## START Information provided

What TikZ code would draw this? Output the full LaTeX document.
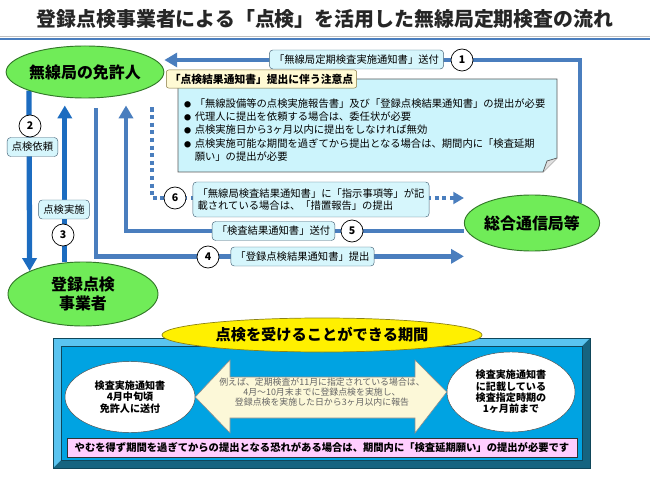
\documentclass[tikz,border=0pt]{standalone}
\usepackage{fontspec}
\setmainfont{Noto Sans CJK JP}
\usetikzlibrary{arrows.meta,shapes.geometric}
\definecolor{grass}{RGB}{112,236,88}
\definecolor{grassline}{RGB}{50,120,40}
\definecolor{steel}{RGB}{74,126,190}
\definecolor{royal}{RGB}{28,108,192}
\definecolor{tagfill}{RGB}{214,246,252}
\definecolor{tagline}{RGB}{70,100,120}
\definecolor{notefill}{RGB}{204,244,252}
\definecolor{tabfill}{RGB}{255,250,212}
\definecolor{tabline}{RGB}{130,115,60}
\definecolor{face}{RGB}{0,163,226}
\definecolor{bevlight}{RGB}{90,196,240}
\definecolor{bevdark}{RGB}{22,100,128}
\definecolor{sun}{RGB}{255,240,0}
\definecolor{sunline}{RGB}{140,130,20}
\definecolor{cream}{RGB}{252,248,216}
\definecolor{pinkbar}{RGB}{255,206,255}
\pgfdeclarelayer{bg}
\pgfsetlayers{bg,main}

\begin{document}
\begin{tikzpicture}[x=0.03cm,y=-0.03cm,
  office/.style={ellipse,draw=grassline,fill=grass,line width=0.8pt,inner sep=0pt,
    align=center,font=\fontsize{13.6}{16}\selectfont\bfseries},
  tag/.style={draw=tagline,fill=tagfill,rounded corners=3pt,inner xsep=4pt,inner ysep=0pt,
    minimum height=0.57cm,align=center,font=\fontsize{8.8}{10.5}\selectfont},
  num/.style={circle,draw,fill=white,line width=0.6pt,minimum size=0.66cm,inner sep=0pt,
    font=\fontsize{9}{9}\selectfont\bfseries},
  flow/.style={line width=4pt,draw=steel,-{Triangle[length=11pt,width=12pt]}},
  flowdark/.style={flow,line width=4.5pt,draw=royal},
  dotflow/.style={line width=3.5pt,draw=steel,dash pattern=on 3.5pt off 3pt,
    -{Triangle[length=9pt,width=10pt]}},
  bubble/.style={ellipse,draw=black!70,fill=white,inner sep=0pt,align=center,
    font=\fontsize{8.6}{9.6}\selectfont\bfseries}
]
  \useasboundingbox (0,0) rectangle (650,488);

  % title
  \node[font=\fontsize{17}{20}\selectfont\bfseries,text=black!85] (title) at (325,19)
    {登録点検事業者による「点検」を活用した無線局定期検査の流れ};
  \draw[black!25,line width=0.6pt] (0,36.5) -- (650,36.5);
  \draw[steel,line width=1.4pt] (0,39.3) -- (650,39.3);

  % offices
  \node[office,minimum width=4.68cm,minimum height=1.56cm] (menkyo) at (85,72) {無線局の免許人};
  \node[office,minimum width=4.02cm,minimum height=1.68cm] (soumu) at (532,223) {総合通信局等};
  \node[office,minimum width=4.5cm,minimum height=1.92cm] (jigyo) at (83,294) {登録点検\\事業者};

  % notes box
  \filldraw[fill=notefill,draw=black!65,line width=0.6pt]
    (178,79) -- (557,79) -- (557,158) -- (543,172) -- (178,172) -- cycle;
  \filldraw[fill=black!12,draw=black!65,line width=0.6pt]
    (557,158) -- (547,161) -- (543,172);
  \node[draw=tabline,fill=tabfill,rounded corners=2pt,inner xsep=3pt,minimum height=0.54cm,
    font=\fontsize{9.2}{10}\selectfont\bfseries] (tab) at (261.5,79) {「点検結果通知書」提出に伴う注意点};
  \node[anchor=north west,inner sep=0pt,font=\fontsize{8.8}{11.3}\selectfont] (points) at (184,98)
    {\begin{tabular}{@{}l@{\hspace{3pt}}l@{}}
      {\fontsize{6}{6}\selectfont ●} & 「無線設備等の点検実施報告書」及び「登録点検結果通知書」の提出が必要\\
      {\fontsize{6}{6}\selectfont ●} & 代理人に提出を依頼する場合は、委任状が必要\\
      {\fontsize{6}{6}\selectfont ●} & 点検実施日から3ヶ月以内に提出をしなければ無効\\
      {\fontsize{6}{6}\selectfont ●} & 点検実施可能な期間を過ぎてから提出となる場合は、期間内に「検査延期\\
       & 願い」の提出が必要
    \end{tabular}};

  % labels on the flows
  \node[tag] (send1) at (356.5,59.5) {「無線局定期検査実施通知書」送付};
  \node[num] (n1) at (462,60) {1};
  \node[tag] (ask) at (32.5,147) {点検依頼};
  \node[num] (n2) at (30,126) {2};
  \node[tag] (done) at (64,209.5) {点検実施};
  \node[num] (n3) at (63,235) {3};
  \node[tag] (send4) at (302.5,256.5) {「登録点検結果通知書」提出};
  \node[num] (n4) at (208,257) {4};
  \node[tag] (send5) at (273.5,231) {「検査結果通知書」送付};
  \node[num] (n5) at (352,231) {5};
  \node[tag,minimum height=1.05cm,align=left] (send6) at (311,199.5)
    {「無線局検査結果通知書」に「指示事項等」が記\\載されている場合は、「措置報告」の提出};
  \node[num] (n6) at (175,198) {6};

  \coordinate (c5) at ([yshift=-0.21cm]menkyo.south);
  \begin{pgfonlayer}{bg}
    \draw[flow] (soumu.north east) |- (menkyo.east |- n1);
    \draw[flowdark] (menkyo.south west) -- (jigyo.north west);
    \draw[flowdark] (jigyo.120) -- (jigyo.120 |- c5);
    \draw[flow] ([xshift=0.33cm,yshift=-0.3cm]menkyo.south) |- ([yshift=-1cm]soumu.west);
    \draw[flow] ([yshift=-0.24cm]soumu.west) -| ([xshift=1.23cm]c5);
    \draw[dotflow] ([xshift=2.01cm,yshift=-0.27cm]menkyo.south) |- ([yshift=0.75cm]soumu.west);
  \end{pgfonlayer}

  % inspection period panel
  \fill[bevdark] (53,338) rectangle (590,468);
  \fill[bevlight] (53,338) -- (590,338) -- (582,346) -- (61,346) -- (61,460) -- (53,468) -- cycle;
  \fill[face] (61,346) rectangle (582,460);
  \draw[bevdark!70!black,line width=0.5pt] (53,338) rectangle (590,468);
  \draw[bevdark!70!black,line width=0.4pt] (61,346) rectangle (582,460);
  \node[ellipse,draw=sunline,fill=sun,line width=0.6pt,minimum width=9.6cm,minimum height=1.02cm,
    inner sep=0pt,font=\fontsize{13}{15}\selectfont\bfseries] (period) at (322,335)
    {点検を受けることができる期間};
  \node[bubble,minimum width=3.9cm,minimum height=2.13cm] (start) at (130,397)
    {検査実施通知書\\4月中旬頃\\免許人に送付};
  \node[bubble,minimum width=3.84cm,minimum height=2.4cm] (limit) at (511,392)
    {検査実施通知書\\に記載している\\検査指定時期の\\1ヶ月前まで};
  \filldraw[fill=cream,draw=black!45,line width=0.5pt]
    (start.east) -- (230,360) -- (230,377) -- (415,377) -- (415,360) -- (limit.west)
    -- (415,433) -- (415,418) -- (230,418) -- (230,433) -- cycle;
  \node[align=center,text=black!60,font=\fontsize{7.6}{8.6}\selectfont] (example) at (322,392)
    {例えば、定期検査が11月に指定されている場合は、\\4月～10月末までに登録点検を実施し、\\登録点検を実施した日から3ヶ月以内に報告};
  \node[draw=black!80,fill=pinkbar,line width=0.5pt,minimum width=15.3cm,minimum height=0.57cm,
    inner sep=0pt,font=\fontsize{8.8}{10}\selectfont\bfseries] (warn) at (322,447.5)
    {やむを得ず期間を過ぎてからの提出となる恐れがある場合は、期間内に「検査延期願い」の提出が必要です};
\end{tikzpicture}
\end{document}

## END Information provided

_Task directions_:
Only lines belong in the copy: transcribe those from the start of the data through the line that contains "(0,0) rectangle (650,488);", and skip the pictures.

_Answer to this task_:
What TikZ code would draw this? Output the full LaTeX document.
\documentclass[tikz,border=0pt]{standalone}
\usepackage{fontspec}
\setmainfont{Noto Sans CJK JP}
\usetikzlibrary{arrows.meta,shapes.geometric}
\definecolor{grass}{RGB}{112,236,88}
\definecolor{grassline}{RGB}{50,120,40}
\definecolor{steel}{RGB}{74,126,190}
\definecolor{royal}{RGB}{28,108,192}
\definecolor{tagfill}{RGB}{214,246,252}
\definecolor{tagline}{RGB}{70,100,120}
\definecolor{notefill}{RGB}{204,244,252}
\definecolor{tabfill}{RGB}{255,250,212}
\definecolor{tabline}{RGB}{130,115,60}
\definecolor{face}{RGB}{0,163,226}
\definecolor{bevlight}{RGB}{90,196,240}
\definecolor{bevdark}{RGB}{22,100,128}
\definecolor{sun}{RGB}{255,240,0}
\definecolor{sunline}{RGB}{140,130,20}
\definecolor{cream}{RGB}{252,248,216}
\definecolor{pinkbar}{RGB}{255,206,255}
\pgfdeclarelayer{bg}
\pgfsetlayers{bg,main}

\begin{document}
\begin{tikzpicture}[x=0.03cm,y=-0.03cm,
  office/.style={ellipse,draw=grassline,fill=grass,line width=0.8pt,inner sep=0pt,
    align=center,font=\fontsize{13.6}{16}\selectfont\bfseries},
  tag/.style={draw=tagline,fill=tagfill,rounded corners=3pt,inner xsep=4pt,inner ysep=0pt,
    minimum height=0.57cm,align=center,font=\fontsize{8.8}{10.5}\selectfont},
  num/.style={circle,draw,fill=white,line width=0.6pt,minimum size=0.66cm,inner sep=0pt,
    font=\fontsize{9}{9}\selectfont\bfseries},
  flow/.style={line width=4pt,draw=steel,-{Triangle[length=11pt,width=12pt]}},
  flowdark/.style={flow,line width=4.5pt,draw=royal},
  dotflow/.style={line width=3.5pt,draw=steel,dash pattern=on 3.5pt off 3pt,
    -{Triangle[length=9pt,width=10pt]}},
  bubble/.style={ellipse,draw=black!70,fill=white,inner sep=0pt,align=center,
    font=\fontsize{8.6}{9.6}\selectfont\bfseries}
]
  \useasboundingbox (0,0) rectangle (650,488);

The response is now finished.